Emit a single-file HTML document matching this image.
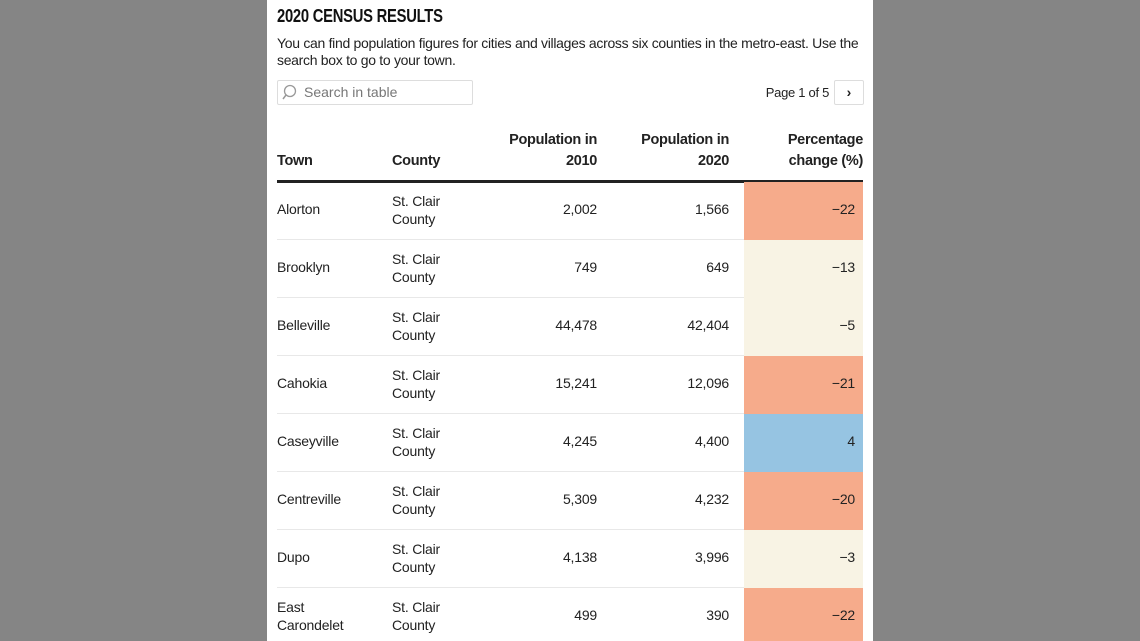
---
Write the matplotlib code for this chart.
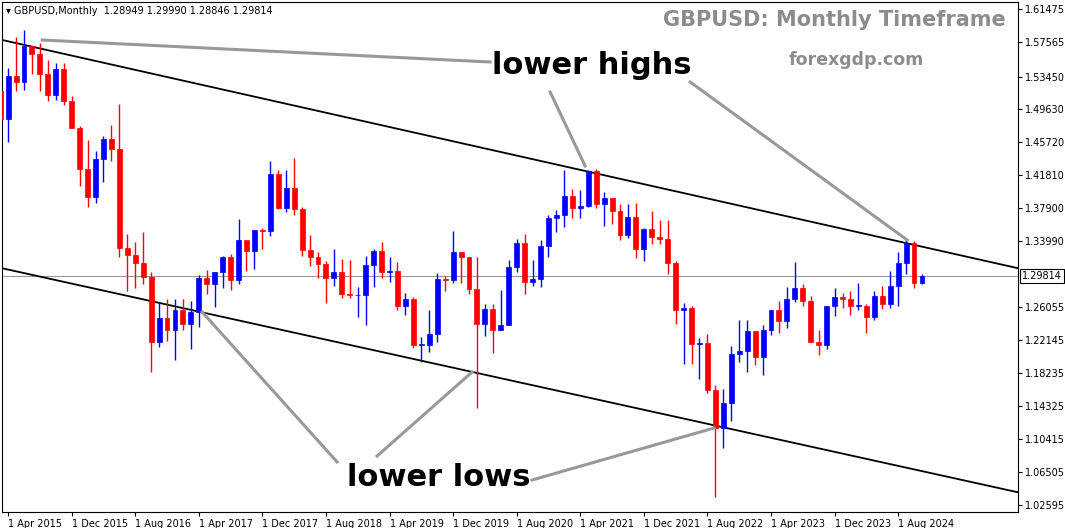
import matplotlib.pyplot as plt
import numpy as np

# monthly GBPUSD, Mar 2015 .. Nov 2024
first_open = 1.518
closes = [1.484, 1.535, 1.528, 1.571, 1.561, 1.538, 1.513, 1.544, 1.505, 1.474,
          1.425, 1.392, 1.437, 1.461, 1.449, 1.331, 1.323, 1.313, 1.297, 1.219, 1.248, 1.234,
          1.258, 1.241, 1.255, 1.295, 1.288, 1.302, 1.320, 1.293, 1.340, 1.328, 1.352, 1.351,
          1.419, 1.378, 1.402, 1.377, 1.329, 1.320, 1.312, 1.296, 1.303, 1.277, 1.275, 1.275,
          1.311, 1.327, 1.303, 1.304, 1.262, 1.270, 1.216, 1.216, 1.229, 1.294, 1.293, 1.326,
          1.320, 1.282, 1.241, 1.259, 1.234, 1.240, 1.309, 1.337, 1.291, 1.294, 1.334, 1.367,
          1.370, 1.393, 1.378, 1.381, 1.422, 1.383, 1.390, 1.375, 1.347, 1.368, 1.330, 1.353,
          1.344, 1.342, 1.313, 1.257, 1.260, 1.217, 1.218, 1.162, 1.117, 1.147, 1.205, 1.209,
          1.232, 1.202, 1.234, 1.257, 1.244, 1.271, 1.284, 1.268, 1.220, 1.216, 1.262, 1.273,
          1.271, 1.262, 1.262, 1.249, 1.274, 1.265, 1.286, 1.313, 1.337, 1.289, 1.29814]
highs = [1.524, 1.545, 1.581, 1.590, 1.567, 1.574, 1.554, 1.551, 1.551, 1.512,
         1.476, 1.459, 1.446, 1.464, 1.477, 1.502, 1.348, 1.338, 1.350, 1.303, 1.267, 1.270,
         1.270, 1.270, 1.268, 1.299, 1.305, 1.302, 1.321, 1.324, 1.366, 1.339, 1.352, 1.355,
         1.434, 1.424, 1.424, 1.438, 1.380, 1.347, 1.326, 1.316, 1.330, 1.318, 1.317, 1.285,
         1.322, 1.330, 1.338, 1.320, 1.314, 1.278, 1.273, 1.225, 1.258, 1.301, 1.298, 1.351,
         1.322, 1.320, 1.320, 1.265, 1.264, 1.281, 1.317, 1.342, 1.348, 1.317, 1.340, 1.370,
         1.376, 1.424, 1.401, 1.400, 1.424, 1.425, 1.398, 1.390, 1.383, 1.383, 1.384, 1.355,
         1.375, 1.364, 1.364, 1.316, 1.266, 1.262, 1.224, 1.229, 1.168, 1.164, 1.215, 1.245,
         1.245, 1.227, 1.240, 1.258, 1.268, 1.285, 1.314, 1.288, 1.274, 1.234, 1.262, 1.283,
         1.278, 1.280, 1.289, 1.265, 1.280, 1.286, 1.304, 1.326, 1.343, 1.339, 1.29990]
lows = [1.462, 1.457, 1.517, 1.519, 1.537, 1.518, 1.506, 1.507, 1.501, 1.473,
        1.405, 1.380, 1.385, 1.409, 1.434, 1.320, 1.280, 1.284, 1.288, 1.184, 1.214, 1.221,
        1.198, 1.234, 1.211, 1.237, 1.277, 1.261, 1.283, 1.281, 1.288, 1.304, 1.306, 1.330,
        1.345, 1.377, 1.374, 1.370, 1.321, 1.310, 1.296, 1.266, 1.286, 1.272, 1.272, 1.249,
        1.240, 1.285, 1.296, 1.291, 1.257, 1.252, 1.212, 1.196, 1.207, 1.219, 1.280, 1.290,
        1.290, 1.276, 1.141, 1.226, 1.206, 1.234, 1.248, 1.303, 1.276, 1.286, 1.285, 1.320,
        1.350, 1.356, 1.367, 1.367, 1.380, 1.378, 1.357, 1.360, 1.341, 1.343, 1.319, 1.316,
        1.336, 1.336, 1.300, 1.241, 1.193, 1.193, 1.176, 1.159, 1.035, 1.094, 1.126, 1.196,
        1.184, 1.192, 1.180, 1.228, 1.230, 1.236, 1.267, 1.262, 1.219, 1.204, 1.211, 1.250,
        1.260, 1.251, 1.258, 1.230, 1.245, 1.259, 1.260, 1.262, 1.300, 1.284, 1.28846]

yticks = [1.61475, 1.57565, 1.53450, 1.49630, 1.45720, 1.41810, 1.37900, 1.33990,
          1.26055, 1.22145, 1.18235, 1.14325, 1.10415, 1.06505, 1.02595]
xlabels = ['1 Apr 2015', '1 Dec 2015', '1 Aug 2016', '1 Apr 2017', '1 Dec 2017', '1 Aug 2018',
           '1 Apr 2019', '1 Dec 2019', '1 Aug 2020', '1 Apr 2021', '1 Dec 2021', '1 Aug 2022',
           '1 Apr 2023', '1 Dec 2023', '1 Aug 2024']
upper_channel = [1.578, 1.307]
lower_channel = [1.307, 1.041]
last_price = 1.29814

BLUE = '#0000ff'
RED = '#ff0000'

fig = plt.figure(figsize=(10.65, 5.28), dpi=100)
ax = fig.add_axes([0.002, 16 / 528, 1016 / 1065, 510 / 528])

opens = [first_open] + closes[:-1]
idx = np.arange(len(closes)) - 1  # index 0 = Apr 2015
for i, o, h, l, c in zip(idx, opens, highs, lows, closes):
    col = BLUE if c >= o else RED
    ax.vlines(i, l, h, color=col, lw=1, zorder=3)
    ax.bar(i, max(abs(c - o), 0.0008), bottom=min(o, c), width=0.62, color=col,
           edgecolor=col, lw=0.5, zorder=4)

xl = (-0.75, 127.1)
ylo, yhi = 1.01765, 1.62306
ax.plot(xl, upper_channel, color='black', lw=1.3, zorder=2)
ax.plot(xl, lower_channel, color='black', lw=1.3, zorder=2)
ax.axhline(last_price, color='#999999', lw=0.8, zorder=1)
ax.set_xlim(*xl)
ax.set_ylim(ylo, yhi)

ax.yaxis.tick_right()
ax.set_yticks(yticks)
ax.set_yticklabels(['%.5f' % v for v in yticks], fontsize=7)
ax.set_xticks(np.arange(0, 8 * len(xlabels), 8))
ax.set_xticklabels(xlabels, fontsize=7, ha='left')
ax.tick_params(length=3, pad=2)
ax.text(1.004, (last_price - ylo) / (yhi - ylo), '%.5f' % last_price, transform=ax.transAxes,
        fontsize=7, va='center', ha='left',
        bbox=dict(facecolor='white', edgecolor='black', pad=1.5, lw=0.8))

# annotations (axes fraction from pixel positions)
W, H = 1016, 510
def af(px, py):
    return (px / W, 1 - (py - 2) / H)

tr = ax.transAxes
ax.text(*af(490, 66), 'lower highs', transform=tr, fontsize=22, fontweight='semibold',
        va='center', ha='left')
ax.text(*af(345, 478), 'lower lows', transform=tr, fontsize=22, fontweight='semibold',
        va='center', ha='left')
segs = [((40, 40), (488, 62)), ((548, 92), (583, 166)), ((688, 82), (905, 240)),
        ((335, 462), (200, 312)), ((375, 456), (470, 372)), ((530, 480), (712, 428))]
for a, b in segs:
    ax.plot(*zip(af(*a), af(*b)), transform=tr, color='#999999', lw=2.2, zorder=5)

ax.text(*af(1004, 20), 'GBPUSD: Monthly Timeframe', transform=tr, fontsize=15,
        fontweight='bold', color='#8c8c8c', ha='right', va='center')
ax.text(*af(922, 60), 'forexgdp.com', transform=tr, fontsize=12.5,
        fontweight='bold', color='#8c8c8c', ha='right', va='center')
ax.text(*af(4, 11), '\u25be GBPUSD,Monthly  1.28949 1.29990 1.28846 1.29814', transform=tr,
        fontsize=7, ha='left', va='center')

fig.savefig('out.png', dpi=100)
...
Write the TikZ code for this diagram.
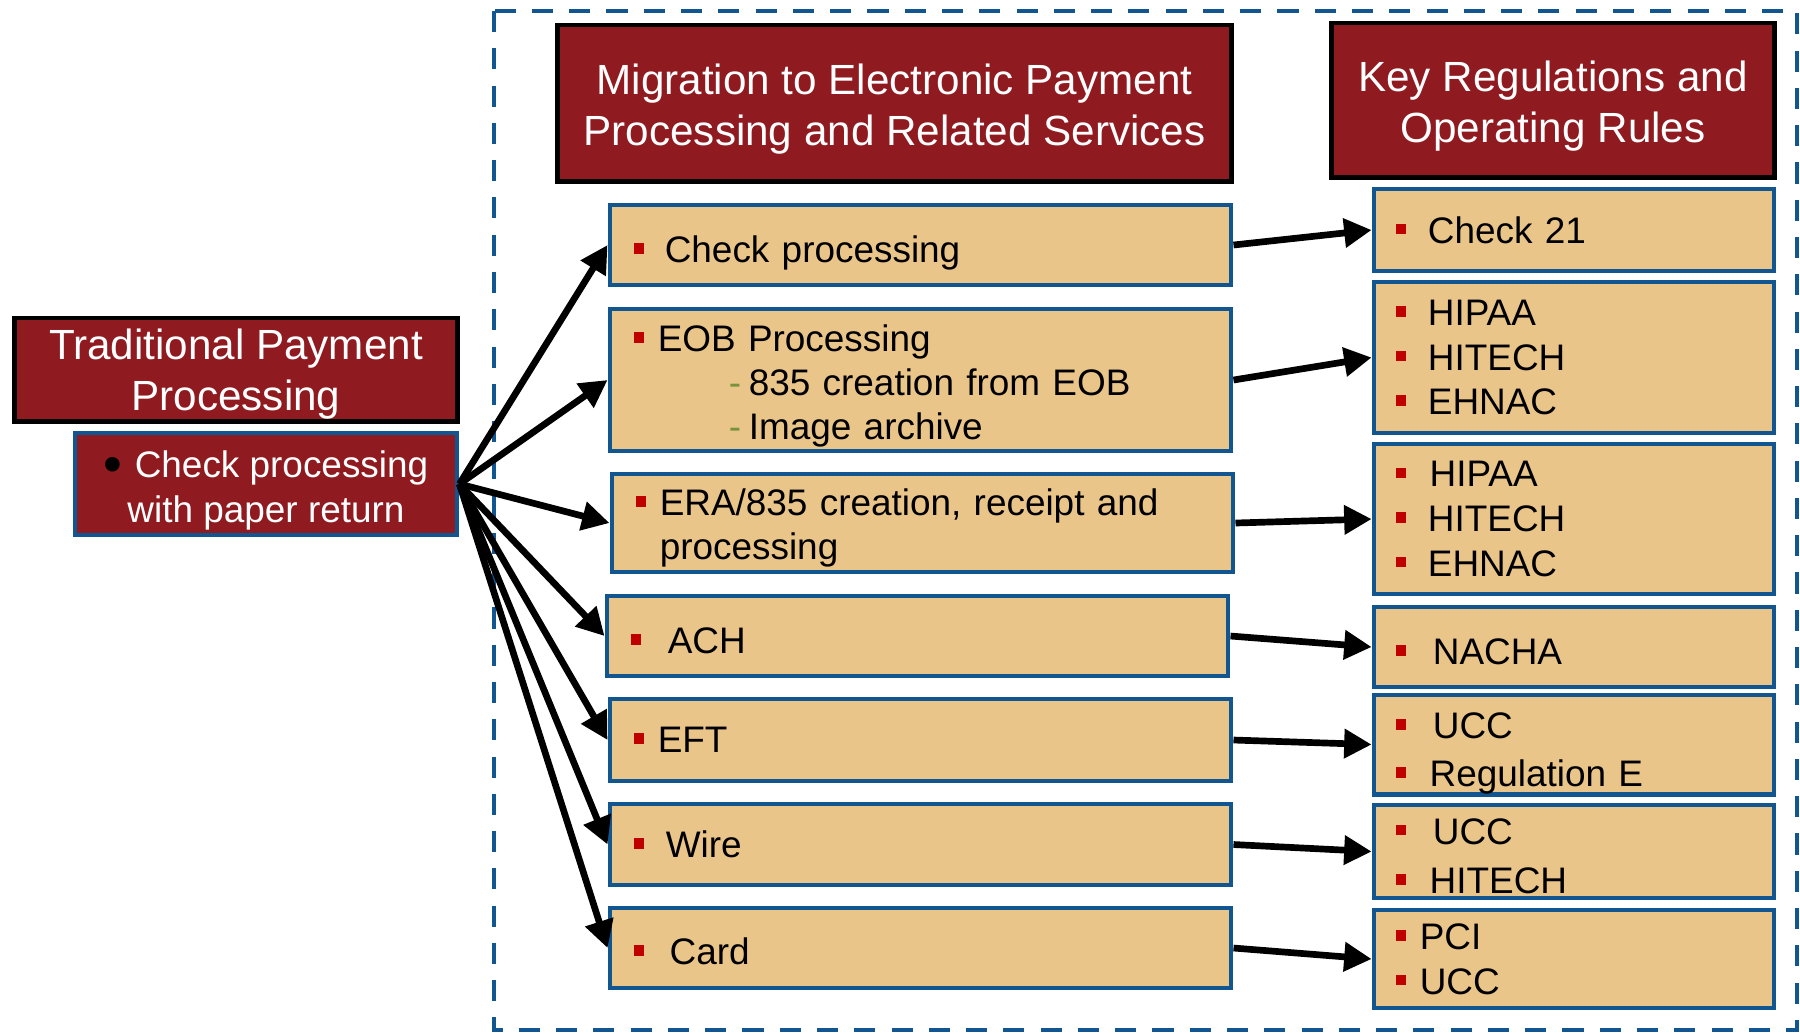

* [What is expected]
Take every line from the data that contains the word "code".

* [Output for this task]
Write the matplotlib code for this chart.
Write the TikZ code for this diagram.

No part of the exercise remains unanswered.